Data shown:
#####

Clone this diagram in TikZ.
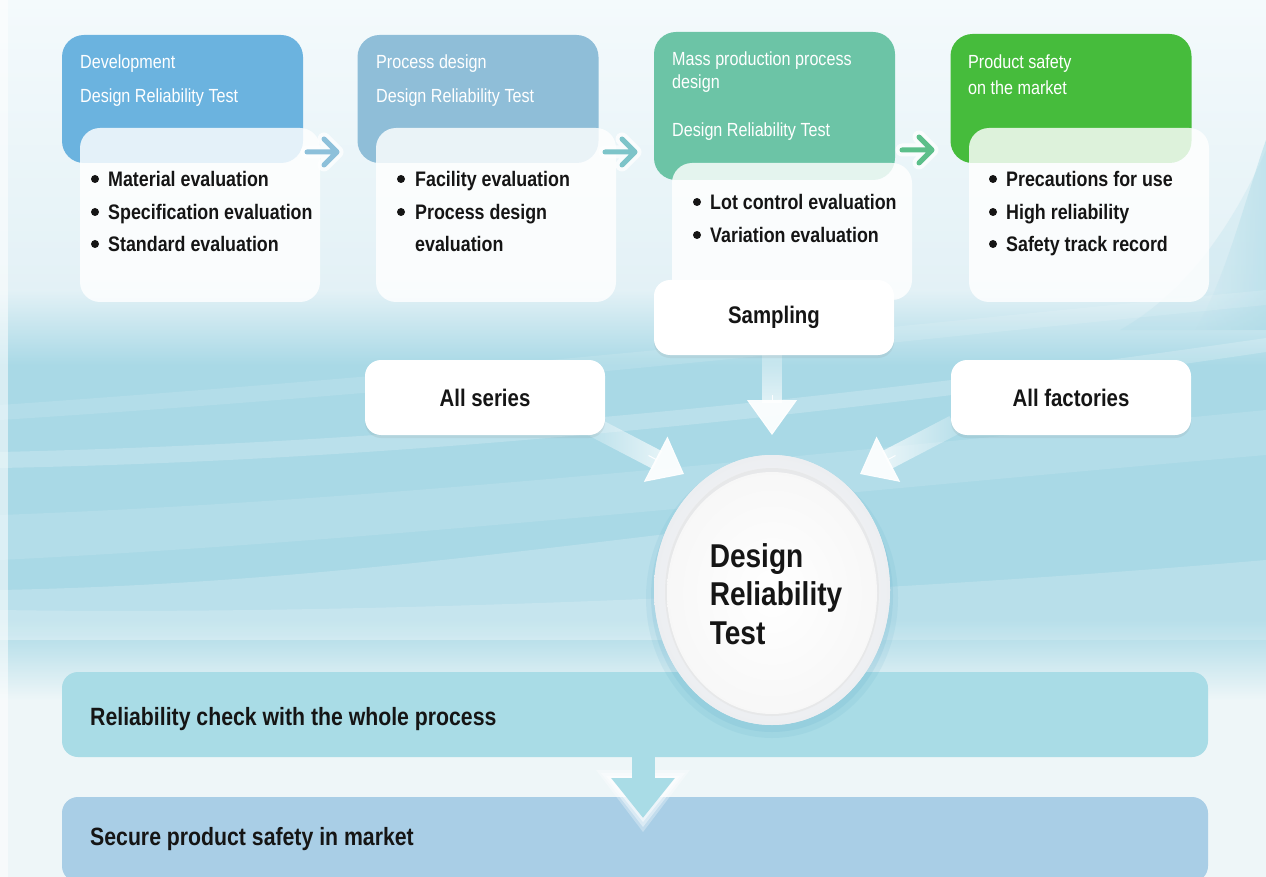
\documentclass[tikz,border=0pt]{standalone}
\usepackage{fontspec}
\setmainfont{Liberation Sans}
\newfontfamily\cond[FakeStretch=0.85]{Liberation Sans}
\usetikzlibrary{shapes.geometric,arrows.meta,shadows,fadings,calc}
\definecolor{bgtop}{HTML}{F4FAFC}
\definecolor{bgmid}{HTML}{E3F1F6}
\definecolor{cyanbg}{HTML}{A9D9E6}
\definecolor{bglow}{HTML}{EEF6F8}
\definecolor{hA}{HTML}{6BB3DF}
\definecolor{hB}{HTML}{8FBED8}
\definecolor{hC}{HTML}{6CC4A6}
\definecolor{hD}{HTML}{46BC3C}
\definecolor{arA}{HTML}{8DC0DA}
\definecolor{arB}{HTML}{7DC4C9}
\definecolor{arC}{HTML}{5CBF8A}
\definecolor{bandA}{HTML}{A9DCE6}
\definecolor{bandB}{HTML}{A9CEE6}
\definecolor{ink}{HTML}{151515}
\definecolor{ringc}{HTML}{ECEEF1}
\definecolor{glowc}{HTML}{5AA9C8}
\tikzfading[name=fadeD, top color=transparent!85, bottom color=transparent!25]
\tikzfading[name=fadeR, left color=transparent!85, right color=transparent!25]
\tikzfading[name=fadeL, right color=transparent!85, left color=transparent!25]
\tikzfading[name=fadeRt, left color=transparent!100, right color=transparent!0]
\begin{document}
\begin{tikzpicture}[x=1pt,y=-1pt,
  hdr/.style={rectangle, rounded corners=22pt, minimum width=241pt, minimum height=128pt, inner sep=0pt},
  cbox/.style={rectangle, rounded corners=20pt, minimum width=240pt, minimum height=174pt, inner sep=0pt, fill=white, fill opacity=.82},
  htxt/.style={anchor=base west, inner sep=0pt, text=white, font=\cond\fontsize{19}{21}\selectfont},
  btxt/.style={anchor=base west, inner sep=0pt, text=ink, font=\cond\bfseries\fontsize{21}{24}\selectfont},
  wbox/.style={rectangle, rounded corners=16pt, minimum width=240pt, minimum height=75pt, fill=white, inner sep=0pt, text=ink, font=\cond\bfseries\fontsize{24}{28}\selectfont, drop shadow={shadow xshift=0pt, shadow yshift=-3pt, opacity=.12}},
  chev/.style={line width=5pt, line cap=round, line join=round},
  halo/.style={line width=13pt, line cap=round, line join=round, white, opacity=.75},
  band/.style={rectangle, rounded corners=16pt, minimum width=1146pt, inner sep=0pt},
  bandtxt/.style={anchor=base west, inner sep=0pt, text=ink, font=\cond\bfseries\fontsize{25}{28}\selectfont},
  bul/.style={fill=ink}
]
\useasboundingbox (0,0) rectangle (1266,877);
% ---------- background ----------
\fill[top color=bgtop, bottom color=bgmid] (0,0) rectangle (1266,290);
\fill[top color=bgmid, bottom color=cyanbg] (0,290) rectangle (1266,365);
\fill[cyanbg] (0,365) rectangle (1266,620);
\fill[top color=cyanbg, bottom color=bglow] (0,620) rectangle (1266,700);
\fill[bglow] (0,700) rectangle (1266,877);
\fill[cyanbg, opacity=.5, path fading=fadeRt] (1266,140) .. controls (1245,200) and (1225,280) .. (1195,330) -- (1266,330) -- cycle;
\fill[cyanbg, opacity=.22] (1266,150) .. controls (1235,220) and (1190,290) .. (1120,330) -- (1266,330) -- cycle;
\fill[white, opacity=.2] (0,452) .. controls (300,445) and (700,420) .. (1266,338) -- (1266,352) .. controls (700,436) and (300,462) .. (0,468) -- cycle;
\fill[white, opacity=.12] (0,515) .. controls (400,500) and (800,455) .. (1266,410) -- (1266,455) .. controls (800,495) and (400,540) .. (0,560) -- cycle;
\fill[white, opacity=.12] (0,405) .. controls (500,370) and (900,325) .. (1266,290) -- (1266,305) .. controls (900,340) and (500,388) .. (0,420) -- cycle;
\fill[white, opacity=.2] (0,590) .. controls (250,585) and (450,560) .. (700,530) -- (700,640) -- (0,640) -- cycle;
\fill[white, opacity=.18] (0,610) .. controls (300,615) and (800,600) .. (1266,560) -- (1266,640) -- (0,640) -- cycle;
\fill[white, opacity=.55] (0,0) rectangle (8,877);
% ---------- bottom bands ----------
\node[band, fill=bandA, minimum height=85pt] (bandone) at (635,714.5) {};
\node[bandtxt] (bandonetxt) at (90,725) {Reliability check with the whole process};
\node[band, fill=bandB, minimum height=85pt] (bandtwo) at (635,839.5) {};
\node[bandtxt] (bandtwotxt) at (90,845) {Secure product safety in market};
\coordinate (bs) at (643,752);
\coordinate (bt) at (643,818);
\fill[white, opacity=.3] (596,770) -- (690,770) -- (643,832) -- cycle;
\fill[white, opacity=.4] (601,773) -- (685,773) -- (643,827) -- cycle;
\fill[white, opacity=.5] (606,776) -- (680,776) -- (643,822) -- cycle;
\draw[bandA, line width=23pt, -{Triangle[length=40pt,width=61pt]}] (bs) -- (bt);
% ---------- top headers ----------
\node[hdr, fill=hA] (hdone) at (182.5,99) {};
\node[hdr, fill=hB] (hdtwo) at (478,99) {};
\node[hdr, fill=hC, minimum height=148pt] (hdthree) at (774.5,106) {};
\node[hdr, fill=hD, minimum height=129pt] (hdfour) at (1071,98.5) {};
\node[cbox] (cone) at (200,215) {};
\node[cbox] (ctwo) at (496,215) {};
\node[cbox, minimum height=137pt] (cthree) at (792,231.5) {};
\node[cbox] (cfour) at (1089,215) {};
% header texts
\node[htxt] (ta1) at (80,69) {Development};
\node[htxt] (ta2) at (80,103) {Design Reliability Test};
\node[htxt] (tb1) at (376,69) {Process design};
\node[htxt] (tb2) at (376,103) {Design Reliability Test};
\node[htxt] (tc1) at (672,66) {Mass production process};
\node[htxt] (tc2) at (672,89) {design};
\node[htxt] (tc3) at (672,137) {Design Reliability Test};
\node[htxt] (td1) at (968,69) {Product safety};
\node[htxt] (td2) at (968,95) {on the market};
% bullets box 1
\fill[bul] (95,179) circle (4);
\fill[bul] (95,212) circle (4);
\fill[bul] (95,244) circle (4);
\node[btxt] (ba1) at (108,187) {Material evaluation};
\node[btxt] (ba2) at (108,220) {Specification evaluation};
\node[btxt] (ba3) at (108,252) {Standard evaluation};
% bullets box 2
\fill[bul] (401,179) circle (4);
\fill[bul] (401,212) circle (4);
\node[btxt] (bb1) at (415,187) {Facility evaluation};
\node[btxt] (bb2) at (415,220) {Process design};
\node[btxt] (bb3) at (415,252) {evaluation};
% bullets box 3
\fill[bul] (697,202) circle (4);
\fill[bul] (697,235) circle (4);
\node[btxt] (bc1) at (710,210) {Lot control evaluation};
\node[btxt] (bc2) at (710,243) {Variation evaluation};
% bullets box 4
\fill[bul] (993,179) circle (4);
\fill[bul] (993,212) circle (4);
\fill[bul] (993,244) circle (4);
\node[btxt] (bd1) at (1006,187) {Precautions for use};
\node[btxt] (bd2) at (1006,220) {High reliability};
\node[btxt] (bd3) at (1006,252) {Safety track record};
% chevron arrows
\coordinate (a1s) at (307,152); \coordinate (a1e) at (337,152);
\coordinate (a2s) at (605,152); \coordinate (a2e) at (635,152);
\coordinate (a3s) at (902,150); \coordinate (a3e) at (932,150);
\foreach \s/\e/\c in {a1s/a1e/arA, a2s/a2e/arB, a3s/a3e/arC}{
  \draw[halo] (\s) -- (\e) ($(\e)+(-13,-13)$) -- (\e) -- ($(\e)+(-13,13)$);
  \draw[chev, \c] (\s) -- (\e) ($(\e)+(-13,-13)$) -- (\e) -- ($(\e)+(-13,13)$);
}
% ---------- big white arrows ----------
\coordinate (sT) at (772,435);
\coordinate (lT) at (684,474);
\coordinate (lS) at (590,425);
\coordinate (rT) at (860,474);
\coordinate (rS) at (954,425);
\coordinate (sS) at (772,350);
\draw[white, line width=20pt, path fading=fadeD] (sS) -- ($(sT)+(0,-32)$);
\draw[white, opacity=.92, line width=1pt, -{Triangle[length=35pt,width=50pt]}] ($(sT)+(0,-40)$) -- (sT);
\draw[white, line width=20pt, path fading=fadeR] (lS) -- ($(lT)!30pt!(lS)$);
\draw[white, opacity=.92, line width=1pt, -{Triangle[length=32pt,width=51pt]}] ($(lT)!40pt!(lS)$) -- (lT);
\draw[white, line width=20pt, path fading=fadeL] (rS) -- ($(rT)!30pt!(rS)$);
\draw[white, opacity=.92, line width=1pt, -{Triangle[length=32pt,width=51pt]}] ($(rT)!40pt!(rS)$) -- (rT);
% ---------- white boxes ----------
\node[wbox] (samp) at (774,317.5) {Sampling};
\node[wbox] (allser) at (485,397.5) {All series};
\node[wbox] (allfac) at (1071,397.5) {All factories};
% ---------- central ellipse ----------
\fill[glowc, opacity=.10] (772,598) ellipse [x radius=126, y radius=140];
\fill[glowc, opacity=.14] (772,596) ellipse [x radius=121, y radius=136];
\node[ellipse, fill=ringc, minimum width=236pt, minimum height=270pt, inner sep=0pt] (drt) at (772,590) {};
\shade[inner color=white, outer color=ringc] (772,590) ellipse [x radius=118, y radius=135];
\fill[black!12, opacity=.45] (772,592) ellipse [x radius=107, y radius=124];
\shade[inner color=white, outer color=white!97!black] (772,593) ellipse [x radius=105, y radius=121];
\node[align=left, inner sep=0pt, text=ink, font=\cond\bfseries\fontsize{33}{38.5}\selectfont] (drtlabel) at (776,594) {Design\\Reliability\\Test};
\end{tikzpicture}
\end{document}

#####

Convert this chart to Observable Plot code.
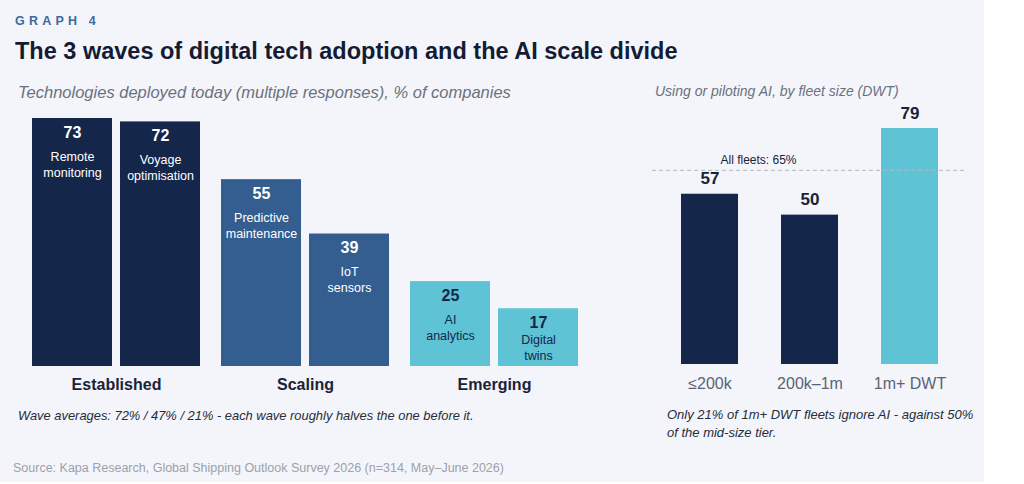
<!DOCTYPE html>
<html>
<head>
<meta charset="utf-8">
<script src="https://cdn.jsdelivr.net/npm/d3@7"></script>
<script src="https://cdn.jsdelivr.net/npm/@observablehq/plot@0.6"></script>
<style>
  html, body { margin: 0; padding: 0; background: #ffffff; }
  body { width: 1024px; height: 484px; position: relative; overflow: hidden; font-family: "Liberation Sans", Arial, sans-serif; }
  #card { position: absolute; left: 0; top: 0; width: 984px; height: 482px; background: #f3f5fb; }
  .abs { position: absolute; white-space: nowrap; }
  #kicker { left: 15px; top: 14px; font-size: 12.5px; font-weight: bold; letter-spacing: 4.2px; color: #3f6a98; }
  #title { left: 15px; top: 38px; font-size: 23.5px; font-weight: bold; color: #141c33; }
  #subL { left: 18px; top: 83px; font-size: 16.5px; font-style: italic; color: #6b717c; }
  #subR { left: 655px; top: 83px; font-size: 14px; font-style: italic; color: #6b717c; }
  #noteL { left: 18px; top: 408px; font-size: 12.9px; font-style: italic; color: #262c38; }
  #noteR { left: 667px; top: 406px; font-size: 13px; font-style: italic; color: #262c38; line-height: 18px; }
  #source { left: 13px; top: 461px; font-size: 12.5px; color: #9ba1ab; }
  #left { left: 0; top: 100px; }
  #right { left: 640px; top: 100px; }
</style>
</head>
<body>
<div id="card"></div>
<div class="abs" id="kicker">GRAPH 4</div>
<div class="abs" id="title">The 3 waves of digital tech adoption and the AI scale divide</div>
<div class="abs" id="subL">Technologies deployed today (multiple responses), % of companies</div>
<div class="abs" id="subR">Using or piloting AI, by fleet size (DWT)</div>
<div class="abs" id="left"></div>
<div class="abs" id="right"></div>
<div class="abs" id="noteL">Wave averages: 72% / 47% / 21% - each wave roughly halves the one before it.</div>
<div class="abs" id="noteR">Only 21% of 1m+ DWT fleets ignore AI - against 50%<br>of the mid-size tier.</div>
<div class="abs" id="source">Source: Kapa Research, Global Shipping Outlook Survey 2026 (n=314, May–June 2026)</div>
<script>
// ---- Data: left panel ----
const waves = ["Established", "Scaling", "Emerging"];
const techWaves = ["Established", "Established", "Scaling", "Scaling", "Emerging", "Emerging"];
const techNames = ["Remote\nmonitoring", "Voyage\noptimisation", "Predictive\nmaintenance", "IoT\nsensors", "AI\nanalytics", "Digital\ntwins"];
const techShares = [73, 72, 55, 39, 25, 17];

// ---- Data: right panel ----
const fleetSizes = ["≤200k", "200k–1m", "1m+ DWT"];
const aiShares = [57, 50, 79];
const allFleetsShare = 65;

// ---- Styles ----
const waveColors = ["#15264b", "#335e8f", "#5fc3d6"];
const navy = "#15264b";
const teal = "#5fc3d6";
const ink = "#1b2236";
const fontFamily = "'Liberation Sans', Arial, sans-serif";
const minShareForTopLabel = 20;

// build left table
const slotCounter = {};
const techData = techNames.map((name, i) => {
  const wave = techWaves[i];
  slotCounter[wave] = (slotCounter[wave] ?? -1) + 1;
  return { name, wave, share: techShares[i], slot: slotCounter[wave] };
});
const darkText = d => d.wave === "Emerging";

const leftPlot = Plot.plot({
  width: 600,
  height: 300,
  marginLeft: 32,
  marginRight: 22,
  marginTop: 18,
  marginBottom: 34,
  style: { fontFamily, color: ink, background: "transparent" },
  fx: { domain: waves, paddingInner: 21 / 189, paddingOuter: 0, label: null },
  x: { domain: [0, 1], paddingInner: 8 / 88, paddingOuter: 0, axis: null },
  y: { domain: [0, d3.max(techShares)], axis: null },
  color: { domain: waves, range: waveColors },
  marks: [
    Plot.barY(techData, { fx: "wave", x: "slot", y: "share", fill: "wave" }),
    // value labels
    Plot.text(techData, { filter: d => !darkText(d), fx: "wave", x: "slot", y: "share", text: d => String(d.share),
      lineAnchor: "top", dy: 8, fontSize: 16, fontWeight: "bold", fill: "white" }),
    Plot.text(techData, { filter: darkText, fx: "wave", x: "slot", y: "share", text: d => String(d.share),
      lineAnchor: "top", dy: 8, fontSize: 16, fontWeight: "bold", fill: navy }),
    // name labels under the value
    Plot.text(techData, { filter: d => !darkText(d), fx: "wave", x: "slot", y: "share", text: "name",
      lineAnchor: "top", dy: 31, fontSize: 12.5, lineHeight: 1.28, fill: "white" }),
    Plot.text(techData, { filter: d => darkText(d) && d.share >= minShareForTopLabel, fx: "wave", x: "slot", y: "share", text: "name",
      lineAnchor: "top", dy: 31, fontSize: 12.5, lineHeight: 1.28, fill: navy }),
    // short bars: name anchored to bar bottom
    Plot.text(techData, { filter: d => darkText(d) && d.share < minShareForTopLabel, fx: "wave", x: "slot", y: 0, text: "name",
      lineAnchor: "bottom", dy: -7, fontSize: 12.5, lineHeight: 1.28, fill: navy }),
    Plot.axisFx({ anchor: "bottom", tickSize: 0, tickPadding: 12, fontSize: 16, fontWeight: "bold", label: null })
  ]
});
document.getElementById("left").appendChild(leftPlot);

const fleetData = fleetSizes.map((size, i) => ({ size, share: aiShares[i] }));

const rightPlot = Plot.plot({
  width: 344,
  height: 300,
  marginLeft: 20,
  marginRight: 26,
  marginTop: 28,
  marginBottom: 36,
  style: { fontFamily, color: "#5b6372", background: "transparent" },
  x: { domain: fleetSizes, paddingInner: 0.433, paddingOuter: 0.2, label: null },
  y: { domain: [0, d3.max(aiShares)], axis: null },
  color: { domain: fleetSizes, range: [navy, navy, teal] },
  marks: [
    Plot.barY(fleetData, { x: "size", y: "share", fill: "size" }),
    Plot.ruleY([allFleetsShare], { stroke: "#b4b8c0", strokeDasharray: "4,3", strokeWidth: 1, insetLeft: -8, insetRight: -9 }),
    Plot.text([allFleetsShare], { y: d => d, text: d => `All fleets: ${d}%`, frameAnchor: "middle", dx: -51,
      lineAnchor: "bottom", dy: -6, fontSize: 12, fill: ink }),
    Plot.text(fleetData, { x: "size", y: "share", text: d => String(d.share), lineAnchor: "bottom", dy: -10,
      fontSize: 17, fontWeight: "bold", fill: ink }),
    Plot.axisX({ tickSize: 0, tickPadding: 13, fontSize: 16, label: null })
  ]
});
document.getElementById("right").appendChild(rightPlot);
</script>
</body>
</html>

#####

Copy every line of the entries above in which "this" occurs.

Clone this diagram in TikZ.
Convert this chart to Observable Plot code.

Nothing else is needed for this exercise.